• STORED DATA:
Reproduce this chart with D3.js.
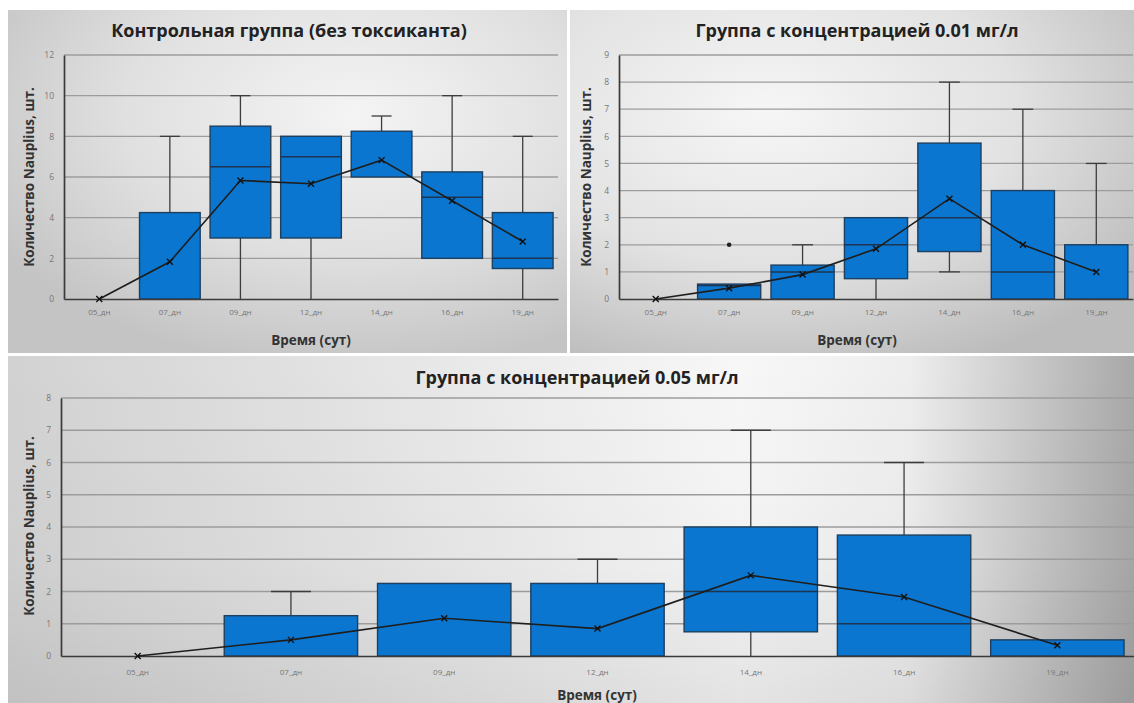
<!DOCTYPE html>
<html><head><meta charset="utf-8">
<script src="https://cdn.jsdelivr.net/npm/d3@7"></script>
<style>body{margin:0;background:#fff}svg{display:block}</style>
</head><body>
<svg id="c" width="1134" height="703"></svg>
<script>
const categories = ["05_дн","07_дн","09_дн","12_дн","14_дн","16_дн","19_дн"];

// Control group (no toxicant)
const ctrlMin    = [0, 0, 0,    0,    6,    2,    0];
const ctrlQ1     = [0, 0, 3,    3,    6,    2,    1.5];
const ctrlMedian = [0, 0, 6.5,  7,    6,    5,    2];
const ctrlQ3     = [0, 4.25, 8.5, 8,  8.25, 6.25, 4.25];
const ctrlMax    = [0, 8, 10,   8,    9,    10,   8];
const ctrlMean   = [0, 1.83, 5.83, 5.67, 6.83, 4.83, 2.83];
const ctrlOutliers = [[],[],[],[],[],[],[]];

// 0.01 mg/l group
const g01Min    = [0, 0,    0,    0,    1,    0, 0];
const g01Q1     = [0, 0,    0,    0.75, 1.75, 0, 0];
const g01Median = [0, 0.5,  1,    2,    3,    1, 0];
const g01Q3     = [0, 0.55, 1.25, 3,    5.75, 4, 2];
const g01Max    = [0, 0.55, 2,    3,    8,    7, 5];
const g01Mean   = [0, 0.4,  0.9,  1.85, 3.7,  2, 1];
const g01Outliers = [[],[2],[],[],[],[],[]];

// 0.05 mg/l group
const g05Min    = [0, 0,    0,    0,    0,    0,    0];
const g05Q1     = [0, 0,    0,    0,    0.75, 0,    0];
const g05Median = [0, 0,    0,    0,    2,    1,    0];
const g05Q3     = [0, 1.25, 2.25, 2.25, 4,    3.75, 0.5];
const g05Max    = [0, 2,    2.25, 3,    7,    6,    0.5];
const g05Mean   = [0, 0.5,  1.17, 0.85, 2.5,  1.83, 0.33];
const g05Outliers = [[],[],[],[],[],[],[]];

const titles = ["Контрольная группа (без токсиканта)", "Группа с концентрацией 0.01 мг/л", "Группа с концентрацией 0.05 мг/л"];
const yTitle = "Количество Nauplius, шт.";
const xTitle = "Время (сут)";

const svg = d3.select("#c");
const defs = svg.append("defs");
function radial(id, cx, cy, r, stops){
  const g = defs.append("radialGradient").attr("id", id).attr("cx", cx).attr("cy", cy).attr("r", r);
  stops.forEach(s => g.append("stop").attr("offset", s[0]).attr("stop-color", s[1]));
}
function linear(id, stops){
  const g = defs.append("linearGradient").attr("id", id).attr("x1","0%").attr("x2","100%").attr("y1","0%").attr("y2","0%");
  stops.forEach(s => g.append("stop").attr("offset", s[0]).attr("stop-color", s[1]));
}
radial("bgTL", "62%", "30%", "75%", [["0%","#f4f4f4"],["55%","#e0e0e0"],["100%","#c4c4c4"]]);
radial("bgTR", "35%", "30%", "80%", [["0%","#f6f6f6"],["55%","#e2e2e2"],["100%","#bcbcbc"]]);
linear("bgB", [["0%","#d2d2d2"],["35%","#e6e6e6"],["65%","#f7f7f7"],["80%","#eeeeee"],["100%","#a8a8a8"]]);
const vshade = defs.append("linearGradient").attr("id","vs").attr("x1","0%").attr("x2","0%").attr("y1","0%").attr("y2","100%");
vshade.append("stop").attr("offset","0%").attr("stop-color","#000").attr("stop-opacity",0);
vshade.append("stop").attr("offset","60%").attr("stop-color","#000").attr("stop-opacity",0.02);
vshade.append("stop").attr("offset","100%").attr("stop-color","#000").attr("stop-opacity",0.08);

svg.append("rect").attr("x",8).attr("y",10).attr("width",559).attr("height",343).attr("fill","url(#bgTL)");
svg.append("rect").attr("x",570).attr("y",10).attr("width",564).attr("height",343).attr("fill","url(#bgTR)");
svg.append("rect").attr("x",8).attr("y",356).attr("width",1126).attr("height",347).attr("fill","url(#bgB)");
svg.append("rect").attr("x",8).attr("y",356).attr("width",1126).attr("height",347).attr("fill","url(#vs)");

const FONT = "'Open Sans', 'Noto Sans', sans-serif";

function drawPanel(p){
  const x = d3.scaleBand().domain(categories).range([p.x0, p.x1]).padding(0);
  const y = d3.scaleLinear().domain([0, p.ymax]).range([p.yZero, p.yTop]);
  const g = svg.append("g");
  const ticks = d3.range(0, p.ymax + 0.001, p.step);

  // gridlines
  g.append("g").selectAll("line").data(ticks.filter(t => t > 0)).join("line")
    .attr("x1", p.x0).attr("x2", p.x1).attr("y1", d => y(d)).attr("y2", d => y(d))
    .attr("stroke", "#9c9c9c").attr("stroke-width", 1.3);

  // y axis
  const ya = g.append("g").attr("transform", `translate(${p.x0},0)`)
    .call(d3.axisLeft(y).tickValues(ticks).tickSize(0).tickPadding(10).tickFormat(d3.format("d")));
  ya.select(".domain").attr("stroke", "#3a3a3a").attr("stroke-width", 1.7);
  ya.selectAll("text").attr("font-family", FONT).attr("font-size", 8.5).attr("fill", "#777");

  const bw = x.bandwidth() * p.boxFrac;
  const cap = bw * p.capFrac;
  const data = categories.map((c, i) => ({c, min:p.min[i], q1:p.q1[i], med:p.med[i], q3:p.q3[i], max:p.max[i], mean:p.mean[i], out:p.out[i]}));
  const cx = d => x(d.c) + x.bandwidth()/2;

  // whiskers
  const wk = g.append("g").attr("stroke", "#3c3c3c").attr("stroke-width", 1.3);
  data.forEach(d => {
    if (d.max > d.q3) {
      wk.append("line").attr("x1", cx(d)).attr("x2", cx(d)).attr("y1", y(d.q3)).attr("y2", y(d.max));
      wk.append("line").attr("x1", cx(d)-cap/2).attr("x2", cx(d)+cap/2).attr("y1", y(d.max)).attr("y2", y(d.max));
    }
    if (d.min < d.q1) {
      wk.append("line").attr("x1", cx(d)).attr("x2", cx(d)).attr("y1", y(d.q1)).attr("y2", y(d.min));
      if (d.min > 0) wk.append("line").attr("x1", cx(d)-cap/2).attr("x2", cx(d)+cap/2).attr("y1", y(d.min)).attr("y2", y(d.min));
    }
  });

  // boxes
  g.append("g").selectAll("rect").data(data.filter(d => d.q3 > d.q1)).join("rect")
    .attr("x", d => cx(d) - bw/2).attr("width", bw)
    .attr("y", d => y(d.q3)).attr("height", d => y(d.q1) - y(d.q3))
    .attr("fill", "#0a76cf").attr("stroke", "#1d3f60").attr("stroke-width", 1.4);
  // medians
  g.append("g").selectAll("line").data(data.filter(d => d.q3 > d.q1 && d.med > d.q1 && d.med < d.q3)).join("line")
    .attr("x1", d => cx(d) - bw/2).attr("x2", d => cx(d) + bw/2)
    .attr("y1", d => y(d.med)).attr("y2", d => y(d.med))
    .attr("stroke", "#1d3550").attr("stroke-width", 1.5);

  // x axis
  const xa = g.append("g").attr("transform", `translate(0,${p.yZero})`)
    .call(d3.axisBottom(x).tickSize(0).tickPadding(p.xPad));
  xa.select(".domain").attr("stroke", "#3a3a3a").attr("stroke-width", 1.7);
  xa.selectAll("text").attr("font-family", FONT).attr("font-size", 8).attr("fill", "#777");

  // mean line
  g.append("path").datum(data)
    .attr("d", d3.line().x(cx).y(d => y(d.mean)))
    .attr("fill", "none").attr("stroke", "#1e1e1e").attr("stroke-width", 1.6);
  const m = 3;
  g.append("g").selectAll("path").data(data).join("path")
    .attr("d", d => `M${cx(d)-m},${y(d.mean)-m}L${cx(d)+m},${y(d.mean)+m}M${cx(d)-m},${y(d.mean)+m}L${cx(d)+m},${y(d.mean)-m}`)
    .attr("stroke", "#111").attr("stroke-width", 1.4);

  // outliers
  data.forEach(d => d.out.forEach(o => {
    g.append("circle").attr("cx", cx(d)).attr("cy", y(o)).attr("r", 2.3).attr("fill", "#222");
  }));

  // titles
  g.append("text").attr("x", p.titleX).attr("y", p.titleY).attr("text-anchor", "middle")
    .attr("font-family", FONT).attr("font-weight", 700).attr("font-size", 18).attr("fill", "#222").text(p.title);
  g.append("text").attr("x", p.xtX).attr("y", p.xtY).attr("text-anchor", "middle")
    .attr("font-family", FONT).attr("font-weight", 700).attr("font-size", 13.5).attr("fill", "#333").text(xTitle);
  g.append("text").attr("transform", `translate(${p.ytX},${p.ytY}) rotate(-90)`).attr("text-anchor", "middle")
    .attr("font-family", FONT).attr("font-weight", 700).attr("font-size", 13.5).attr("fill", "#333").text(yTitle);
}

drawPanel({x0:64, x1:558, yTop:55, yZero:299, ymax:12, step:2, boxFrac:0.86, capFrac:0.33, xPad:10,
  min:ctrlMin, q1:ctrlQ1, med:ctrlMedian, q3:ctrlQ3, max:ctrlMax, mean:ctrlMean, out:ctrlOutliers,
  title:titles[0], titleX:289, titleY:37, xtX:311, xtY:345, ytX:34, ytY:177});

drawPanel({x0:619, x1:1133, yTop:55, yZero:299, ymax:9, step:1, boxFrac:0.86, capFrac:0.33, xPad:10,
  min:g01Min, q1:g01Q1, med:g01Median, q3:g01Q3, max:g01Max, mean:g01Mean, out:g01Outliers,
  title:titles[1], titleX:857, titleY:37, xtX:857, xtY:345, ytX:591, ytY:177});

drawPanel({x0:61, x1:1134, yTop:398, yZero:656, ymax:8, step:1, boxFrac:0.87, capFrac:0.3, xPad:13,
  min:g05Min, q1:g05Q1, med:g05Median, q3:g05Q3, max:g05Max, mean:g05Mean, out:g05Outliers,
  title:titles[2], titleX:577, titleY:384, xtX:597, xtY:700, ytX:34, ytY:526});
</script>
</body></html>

• WHAT THE TASK REQUIRES: Starting at the top of the listing above, reproduce each line up to and including the one with "const ctrlOutliers = [[],[],[],[],[],[],[]];"; omit the pictures.

• RIGHT ANSWER:
Reproduce this chart with D3.js.
<!DOCTYPE html>
<html><head><meta charset="utf-8">
<script src="https://cdn.jsdelivr.net/npm/d3@7"></script>
<style>body{margin:0;background:#fff}svg{display:block}</style>
</head><body>
<svg id="c" width="1134" height="703"></svg>
<script>
const categories = ["05_дн","07_дн","09_дн","12_дн","14_дн","16_дн","19_дн"];

// Control group (no toxicant)
const ctrlMin    = [0, 0, 0,    0,    6,    2,    0];
const ctrlQ1     = [0, 0, 3,    3,    6,    2,    1.5];
const ctrlMedian = [0, 0, 6.5,  7,    6,    5,    2];
const ctrlQ3     = [0, 4.25, 8.5, 8,  8.25, 6.25, 4.25];
const ctrlMax    = [0, 8, 10,   8,    9,    10,   8];
const ctrlMean   = [0, 1.83, 5.83, 5.67, 6.83, 4.83, 2.83];
const ctrlOutliers = [[],[],[],[],[],[],[]];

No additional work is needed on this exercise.